SUVs drive record new car registration growth in Europe, but UK lags behind
The European car market benefited from record registration figures during the first half of 2018, with 8.6 million new vehicles registered between January and June – a year-on-year increase of 2.7%.
According to the latest figures released by JATO, Eastern European countries such as Romania, Hungary and Lithuania registered the biggest gains, increasing 33.4%, 29% and 24.6% respectively.
Growth in larger markets remained strong too, with registrations in Germany, France and Spain increasing 2.9%, 4.6% and 9.4% respectively.
However, it was bad news for the UK, where new registrations shrunk by –6.3%, making it the worst performer in Europe. A decline in diesel registrations combined with continuing uncertainty over ongoing Brexit negotiations has been blamed for the UK’s poor performance.
Elsewhere, Switzerland, Italy, Norway, Denmark and Ireland also posted negative results.
Diesel downer continues
The diesel decline continued during the first six months of 2018, as registrations were down by 17%. The fuel type accounted for just 37% of the total market – its lowest share since 2001.
Diesel’s biggest declines took place in Norway (-32%), the UK (-30%), Slovenia (-28%), Finland (-20%) and Belgium (-20%).
SUVs are in
The figures show it is largely the burgeoning SUV sector that’s responsible for the positive results, with new models such as the VW T-Roc, Citroen C3 Aircross, Seat Arona and Skoda Karoq increasing the segment’s market share.
There were 2.92 million SUV registrations in H1 2018, a result that marks the best-ever performance for the segment in Europe. SUVs grew by 24% in H1 and by 30% in June, signifying that the boom won’t be slowing down anytime soon.

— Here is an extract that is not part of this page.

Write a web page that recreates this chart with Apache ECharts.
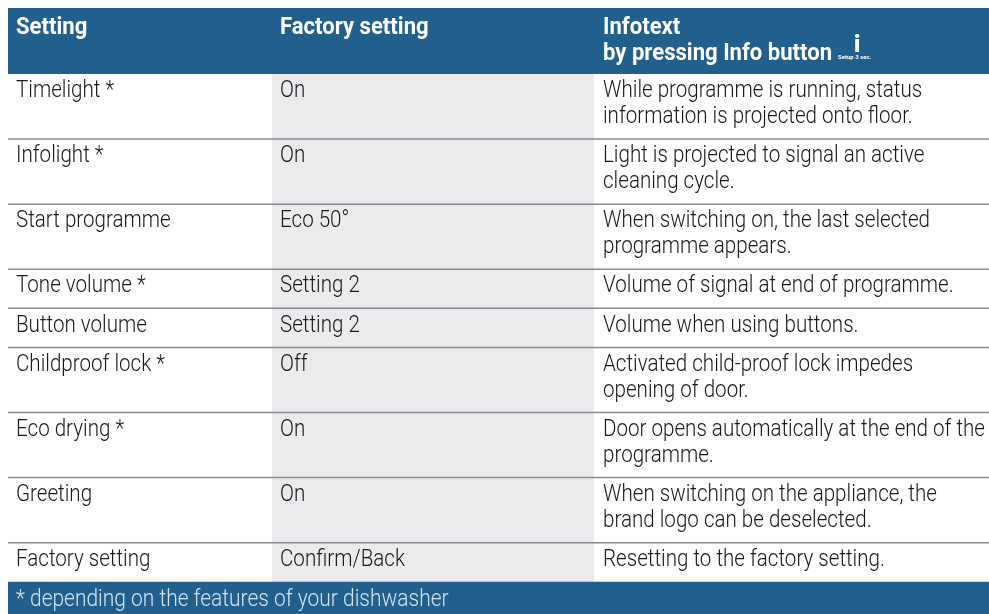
<!DOCTYPE html>
<html>
<head>
<meta charset="utf-8">
<style>html,body{margin:0;padding:0;background:#fff}#c{width:989px;height:614px}</style>
<script src="https://cdn.jsdelivr.net/npm/echarts@6/dist/echarts.min.js"></script>
</head>
<body>
<div id="c"></div>
<script>
const columnHeaders = ['Setting', 'Factory setting', 'Infotext\nby pressing Info button'];
const settings = ['Timelight *','Infolight *','Start programme','Tone volume *','Button volume','Childproof lock *','Eco drying *','Greeting','Factory setting'];
const factoryValues = ['On','On','Eco 50°','Setting 2','Setting 2','Off','On','On','Confirm/Back'];
const infotexts = [
  'While programme is running, status\ninformation is projected onto floor.',
  'Light is projected to signal an active\ncleaning cycle.',
  'When switching on, the last selected\nprogramme appears.',
  'Volume of signal at end of programme.',
  'Volume when using buttons.',
  'Activated child-proof lock impedes\nopening of door.',
  'Door opens automatically at the end of the\nprogramme.',
  'When switching on the appliance, the\nbrand logo can be deselected.',
  'Resetting to the factory setting.'
];
const footnote = '* depending on the features of your dishwasher';
const infoIconCaption = 'Setup 3 sec.';

// layout
const W = 989, H = 614;
const LEFT = 8, COL2 = 272, COL3 = 594;
const HEAD_TOP = 8, HEAD_BOTTOM = 74, LINE_H = 26.05, ROW_PAD = 13;
const BLUE = '#215f8c', GREY = '#ebebed', RULE = '#8a8a8e', INK = '#17181a';
const FAMILY = 'Roboto';
const SX = 0.84, SIZE = 24.5;

function text(api, x, y, str, opt) {
  opt = opt || {};
  const p = api.coord([x, y]);
  return {
    type: 'text', x: p[0], y: p[1], scaleX: opt.sx || SX, silent: true,
    style: {
      text: str, fill: opt.fill || INK, fontFamily: FAMILY,
      fontWeight: opt.weight || 300, fontSize: opt.size || SIZE,
      lineHeight: opt.lh || LINE_H, align: 'left', verticalAlign: 'top'
    }
  };
}
function rect(api, x0, y0, x1, y1, fill) {
  const a = api.coord([x0, y0]), b = api.coord([x1, y1]);
  return { type: 'rect', shape: { x: a[0], y: a[1], width: b[0] - a[0], height: b[1] - a[1] }, style: { fill } };
}

let cursorY = HEAD_BOTTOM;
const rowSpans = infotexts.map(t => {
  const lines = t.split('\n').length;
  const r = [cursorY, cursorY + ROW_PAD + LINE_H * lines];
  cursorY = r[1];
  return r;
});
const FOOT_TOP = cursorY;

const TEXT_DY = 4, TEXT_PAD = 8;

const option = {
  animation: false,
  backgroundColor: '#fff',
  grid: { left: 0, right: 0, top: 0, bottom: 0 },
  xAxis: { type: 'value', min: 0, max: W, show: false },
  yAxis: { type: 'value', min: 0, max: H, inverse: true, show: false },
  series: [
    {
      type: 'custom', coordinateSystem: 'cartesian2d', clip: false,
      data: rowSpans,
      encode: { y: [0, 1] },
      renderItem(params, api) {
        const i = params.dataIndex, y0 = api.value(0), y1 = api.value(1);
        const children = [rect(api, COL2, y0, COL3, y1, GREY)];
        if (i > 0) {
          const a = api.coord([LEFT, y0]), b = api.coord([W, y0]);
          children.push({ type: 'line', shape: { x1: a[0], y1: a[1], x2: b[0], y2: b[1] }, style: { stroke: RULE, lineWidth: 1.5 } });
        }
        const ty = y0 + TEXT_DY;
        children.push(text(api, LEFT + TEXT_PAD, ty, settings[i]));
        children.push(text(api, COL2 + TEXT_PAD, ty, factoryValues[i]));
        children.push(text(api, COL3 + TEXT_PAD + 1, ty, infotexts[i]));
        return { type: 'group', children };
      }
    },
    {
      type: 'custom', coordinateSystem: 'cartesian2d', clip: false,
      data: [[HEAD_TOP, HEAD_BOTTOM]],
      encode: { y: [0, 1] },
      renderItem(params, api) {
        const y0 = api.value(0), y1 = api.value(1);
        const o = { fill: '#fff', weight: 700, size: 24, sx: 0.92, lh: 26 };
        return { type: 'group', children: [
          rect(api, LEFT, y0, W, y1, BLUE),
          text(api, LEFT + TEXT_PAD, y0 + 6.5, columnHeaders[0], o),
          text(api, COL2 + TEXT_PAD, y0 + 6.5, columnHeaders[1], o),
          text(api, COL3 + TEXT_PAD + 1, y0 + 6.5, columnHeaders[2], o),
          text(api, 854, 34, 'i', { fill: '#fff', weight: 900, size: 23, sx: 1, lh: 24 }),
          text(api, 838, 54, infoIconCaption, { fill: '#fff', weight: 700, size: 6, sx: 1, lh: 7 })
        ]};
      }
    },
    {
      type: 'custom', coordinateSystem: 'cartesian2d', clip: false,
      data: [[FOOT_TOP, H]],
      encode: { y: [0, 1] },
      renderItem(params, api) {
        const y0 = api.value(0), y1 = api.value(1);
        return { type: 'group', children: [
          rect(api, LEFT, y0, W, y1, BLUE),
          text(api, LEFT + TEXT_PAD, y0 + 5.5, footnote, { fill: '#d6e3ee', sx: 0.855 })
        ]};
      }
    }
  ]
};
echarts.init(document.getElementById('c'), null, { renderer: 'canvas' }).setOption(option);
</script>
</body>
</html>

Despite the SUV sector’s impressive growth, however, it was the ubiquitous VW Golf that you’ll still find in first position overall, with it remaining the most popular car in Europe; it was the top-selling car in Germany, Austria, Luxembourg, Latvia and Belgium.
VW Group was the top-selling car maker in Europe again, too, but it can now also claim to be the top-selling SUV maker. Meanwhile, PSA recorded only moderate growth, due to the negative results posted by Opel/Vauxhall, which saw a 6% decline during the first six months of the year.
Renault-Nissan was the third best-selling car maker in Europe, but lost market share due to stagnating registrations within the Renault and Nissan brands. However, they were boosted by the Dacia range, of which the new Duster and Sandero models performed very well.